= Task to complete =
Leave the pictures out. Return all other data exactly.

START Given material

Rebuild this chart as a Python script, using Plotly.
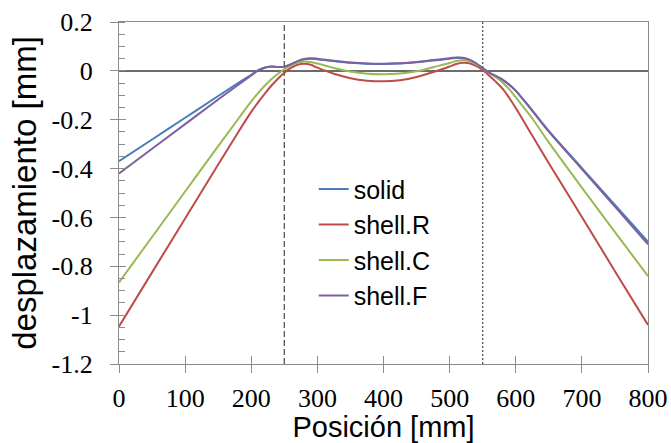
import plotly.graph_objects as go

# Position along the specimen [mm]
posicion = [0, 50, 100, 150, 180, 200, 210, 220, 230, 240, 250, 260, 270, 280, 290,
            300, 325, 350, 375, 400, 425, 450, 475, 500, 510, 520, 530, 540, 550,
            560, 570, 580, 590, 600, 625, 650, 700, 750, 800]

solid = [-0.370, -0.281, -0.192, -0.103, -0.050, -0.016, 0.002, 0.013, 0.018, 0.016,
         0.017, 0.026, 0.038, 0.047, 0.050, 0.048, 0.040, 0.033, 0.029, 0.028, 0.030,
         0.035, 0.042, 0.050, 0.053, 0.052, 0.045, 0.030, 0.010, -0.008, -0.022,
         -0.037, -0.057, -0.082, -0.162, -0.246, -0.398, -0.549, -0.700]

shell_R = [-1.046, -0.825, -0.604, -0.383, -0.252, -0.168, -0.130, -0.095, -0.062,
           -0.033, -0.008, 0.012, 0.025, 0.029, 0.025, 0.013, -0.012, -0.030, -0.040,
           -0.043, -0.038, -0.025, -0.005, 0.018, 0.028, 0.033, 0.031, 0.020, 0.003,
           -0.020, -0.045, -0.073, -0.110, -0.152, -0.265, -0.378, -0.598, -0.820,
           -1.040]

shell_C = [-0.866, -0.680, -0.494, -0.308, -0.198, -0.125, -0.092, -0.062, -0.035,
           -0.013, 0.006, 0.022, 0.033, 0.038, 0.036, 0.030, 0.012, -0.003, -0.012,
           -0.014, -0.011, -0.002, 0.015, 0.032, 0.040, 0.043, 0.040, 0.028, 0.010,
           -0.008, -0.026, -0.048, -0.075, -0.108, -0.195, -0.293, -0.478, -0.660,
           -0.840]

shell_F = [-0.420, -0.319, -0.218, -0.117, -0.058, -0.019, 0.001, 0.013, 0.018, 0.016,
           0.017, 0.027, 0.040, 0.049, 0.052, 0.050, 0.041, 0.034, 0.030, 0.029, 0.031,
           0.036, 0.044, 0.052, 0.055, 0.054, 0.046, 0.031, 0.011, -0.007, -0.021,
           -0.036, -0.056, -0.081, -0.164, -0.249, -0.402, -0.556, -0.710]

series_names = ["solid", "shell.R", "shell.C", "shell.F"]
series_values = [solid, shell_R, shell_C, shell_F]
series_colors = ["#4a7ebb", "#be4b48", "#98b954", "#7d60a0"]

boundaries = [250, 550]
boundary_dash = ["6px,3px", "2px,2px"]
y_range = [-1.2, 0.2]

x_tickvals = [0, 100, 200, 300, 400, 500, 600, 700, 800]
x_ticktext = ["0", "100", "200", "300", "400", "500", "600", "700", "800"]
y_tickvals = [0.2, 0.0, -0.2, -0.4, -0.6, -0.8, -1.0, -1.2]
y_ticktext = ["0.2", "0", "-0.2", "-0.4", "-0.6", "-0.8", "-1", "-1.2"]

fig = go.Figure()

for x0, d in zip(boundaries, boundary_dash):
    fig.add_trace(go.Scatter(x=[x0, x0], y=y_range, mode="lines",
                             line=dict(color="#555555", width=1.3, dash=d),
                             showlegend=False, hoverinfo="skip"))

for name, vals, col in zip(series_names, series_values, series_colors):
    fig.add_trace(go.Scatter(x=posicion, y=vals, name=name, mode="lines",
                             line=dict(color=col, width=2, shape="spline", smoothing=1.0)))

# invisible trace on the overlay axes so they render
fig.add_trace(go.Scatter(x=[0], y=[0], xaxis="x2", yaxis="y2", mode="markers",
                         marker=dict(opacity=0), showlegend=False, hoverinfo="skip"))

axis_line = "#8c8c8c"
tick_font = dict(family="Liberation Serif", size=26, color="black")

fig.update_layout(
    width=671, height=443,
    margin=dict(l=119, r=23, t=22, b=79),
    paper_bgcolor="white", plot_bgcolor="white",
    showlegend=True,
    legend=dict(x=0.368, y=0.578, xanchor="left", yanchor="top",
                font=dict(family="Liberation Sans", size=25, color="black"),
                bgcolor="rgba(0,0,0,0)", tracegroupgap=0),
    xaxis=dict(range=[0, 800], tickmode="array", tickvals=x_tickvals, ticktext=x_ticktext,
               showgrid=False, zeroline=False, automargin=False,
               showline=True, linecolor=axis_line, linewidth=1.2, mirror=True,
               ticks="outside", ticklen=8, tickcolor=axis_line, tickwidth=1.2,
               tickfont=tick_font, ticklabelstandoff=3,
               title=dict(text="Posición [mm]",
                          font=dict(family="Liberation Sans", size=29, color="black"),
                          standoff=0)),
    yaxis=dict(range=y_range, tickmode="array", tickvals=y_tickvals, ticktext=y_ticktext,
               showgrid=False, automargin=False,
               zeroline=True, zerolinecolor="#6b6b6b", zerolinewidth=1.6,
               showline=True, linecolor=axis_line, linewidth=1.2, mirror=True,
               ticks="outside", ticklen=8, tickcolor=axis_line, tickwidth=1.2,
               tickfont=tick_font, ticklabelstandoff=12,
               minor=dict(tickmode="linear", tick0=0, dtick=0.05, ticks="inside", ticklen=6,
                          tickcolor=axis_line, tickwidth=1.2),
               title=dict(text="desplazamiento [mm]",
                          font=dict(family="Liberation Sans", size=33, color="black"),
                          standoff=4)),
    xaxis2=dict(range=[0, 800], tickmode="array", tickvals=x_tickvals, overlaying="x",
                side="bottom", automargin=False,
                showgrid=False, zeroline=False, showline=False, showticklabels=False,
                ticks="inside", ticklen=8, tickcolor=axis_line, tickwidth=1.2),
    yaxis2=dict(range=y_range, tickmode="array", tickvals=y_tickvals, overlaying="y",
                side="left", automargin=False,
                showgrid=False, zeroline=False, showline=False, showticklabels=False,
                ticks="inside", ticklen=7, tickcolor=axis_line, tickwidth=1.2),
)

fig.write_html("out.html", config={"displayModeBar": False},
               post_script="document.body.style.margin='0';document.body.style.overflow='hidden';")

END Given material

= Worked answer =
Rebuild this chart as a Python script, using Plotly.
import plotly.graph_objects as go

# Position along the specimen [mm]
posicion = [0, 50, 100, 150, 180, 200, 210, 220, 230, 240, 250, 260, 270, 280, 290,
            300, 325, 350, 375, 400, 425, 450, 475, 500, 510, 520, 530, 540, 550,
            560, 570, 580, 590, 600, 625, 650, 700, 750, 800]

solid = [-0.370, -0.281, -0.192, -0.103, -0.050, -0.016, 0.002, 0.013, 0.018, 0.016,
         0.017, 0.026, 0.038, 0.047, 0.050, 0.048, 0.040, 0.033, 0.029, 0.028, 0.030,
         0.035, 0.042, 0.050, 0.053, 0.052, 0.045, 0.030, 0.010, -0.008, -0.022,
         -0.037, -0.057, -0.082, -0.162, -0.246, -0.398, -0.549, -0.700]

shell_R = [-1.046, -0.825, -0.604, -0.383, -0.252, -0.168, -0.130, -0.095, -0.062,
           -0.033, -0.008, 0.012, 0.025, 0.029, 0.025, 0.013, -0.012, -0.030, -0.040,
           -0.043, -0.038, -0.025, -0.005, 0.018, 0.028, 0.033, 0.031, 0.020, 0.003,
           -0.020, -0.045, -0.073, -0.110, -0.152, -0.265, -0.378, -0.598, -0.820,
           -1.040]

shell_C = [-0.866, -0.680, -0.494, -0.308, -0.198, -0.125, -0.092, -0.062, -0.035,
           -0.013, 0.006, 0.022, 0.033, 0.038, 0.036, 0.030, 0.012, -0.003, -0.012,
           -0.014, -0.011, -0.002, 0.015, 0.032, 0.040, 0.043, 0.040, 0.028, 0.010,
           -0.008, -0.026, -0.048, -0.075, -0.108, -0.195, -0.293, -0.478, -0.660,
           -0.840]

shell_F = [-0.420, -0.319, -0.218, -0.117, -0.058, -0.019, 0.001, 0.013, 0.018, 0.016,
           0.017, 0.027, 0.040, 0.049, 0.052, 0.050, 0.041, 0.034, 0.030, 0.029, 0.031,
           0.036, 0.044, 0.052, 0.055, 0.054, 0.046, 0.031, 0.011, -0.007, -0.021,
           -0.036, -0.056, -0.081, -0.164, -0.249, -0.402, -0.556, -0.710]

series_names = ["solid", "shell.R", "shell.C", "shell.F"]
series_values = [solid, shell_R, shell_C, shell_F]
series_colors = ["#4a7ebb", "#be4b48", "#98b954", "#7d60a0"]

boundaries = [250, 550]
boundary_dash = ["6px,3px", "2px,2px"]
y_range = [-1.2, 0.2]

x_tickvals = [0, 100, 200, 300, 400, 500, 600, 700, 800]
x_ticktext = ["0", "100", "200", "300", "400", "500", "600", "700", "800"]
y_tickvals = [0.2, 0.0, -0.2, -0.4, -0.6, -0.8, -1.0, -1.2]
y_ticktext = ["0.2", "0", "-0.2", "-0.4", "-0.6", "-0.8", "-1", "-1.2"]

fig = go.Figure()

for x0, d in zip(boundaries, boundary_dash):
    fig.add_trace(go.Scatter(x=[x0, x0], y=y_range, mode="lines",
                             line=dict(color="#555555", width=1.3, dash=d),
                             showlegend=False, hoverinfo="skip"))

for name, vals, col in zip(series_names, series_values, series_colors):
    fig.add_trace(go.Scatter(x=posicion, y=vals, name=name, mode="lines",
                             line=dict(color=col, width=2, shape="spline", smoothing=1.0)))

# invisible trace on the overlay axes so they render
fig.add_trace(go.Scatter(x=[0], y=[0], xaxis="x2", yaxis="y2", mode="markers",
                         marker=dict(opacity=0), showlegend=False, hoverinfo="skip"))

axis_line = "#8c8c8c"
tick_font = dict(family="Liberation Serif", size=26, color="black")

fig.update_layout(
    width=671, height=443,
    margin=dict(l=119, r=23, t=22, b=79),
    paper_bgcolor="white", plot_bgcolor="white",
    showlegend=True,
    legend=dict(x=0.368, y=0.578, xanchor="left", yanchor="top",
                font=dict(family="Liberation Sans", size=25, color="black"),
                bgcolor="rgba(0,0,0,0)", tracegroupgap=0),
    xaxis=dict(range=[0, 800], tickmode="array", tickvals=x_tickvals, ticktext=x_ticktext,
               showgrid=False, zeroline=False, automargin=False,
               showline=True, linecolor=axis_line, linewidth=1.2, mirror=True,
               ticks="outside", ticklen=8, tickcolor=axis_line, tickwidth=1.2,
               tickfont=tick_font, ticklabelstandoff=3,
               title=dict(text="Posición [mm]",
                          font=dict(family="Liberation Sans", size=29, color="black"),
                          standoff=0)),
    yaxis=dict(range=y_range, tickmode="array", tickvals=y_tickvals, ticktext=y_ticktext,
               showgrid=False, automargin=False,
               zeroline=True, zerolinecolor="#6b6b6b", zerolinewidth=1.6,
               showline=True, linecolor=axis_line, linewidth=1.2, mirror=True,
               ticks="outside", ticklen=8, tickcolor=axis_line, tickwidth=1.2,
               tickfont=tick_font, ticklabelstandoff=12,
               minor=dict(tickmode="linear", tick0=0, dtick=0.05, ticks="inside", ticklen=6,
                          tickcolor=axis_line, tickwidth=1.2),
               title=dict(text="desplazamiento [mm]",
                          font=dict(family="Liberation Sans", size=33, color="black"),
                          standoff=4)),
    xaxis2=dict(range=[0, 800], tickmode="array", tickvals=x_tickvals, overlaying="x",
                side="bottom", automargin=False,
                showgrid=False, zeroline=False, showline=False, showticklabels=False,
                ticks="inside", ticklen=8, tickcolor=axis_line, tickwidth=1.2),
    yaxis2=dict(range=y_range, tickmode="array", tickvals=y_tickvals, overlaying="y",
                side="left", automargin=False,
                showgrid=False, zeroline=False, showline=False, showticklabels=False,
                ticks="inside", ticklen=7, tickcolor=axis_line, tickwidth=1.2),
)

fig.write_html("out.html", config={"displayModeBar": False},
               post_script="document.body.style.margin='0';document.body.style.overflow='hidden';")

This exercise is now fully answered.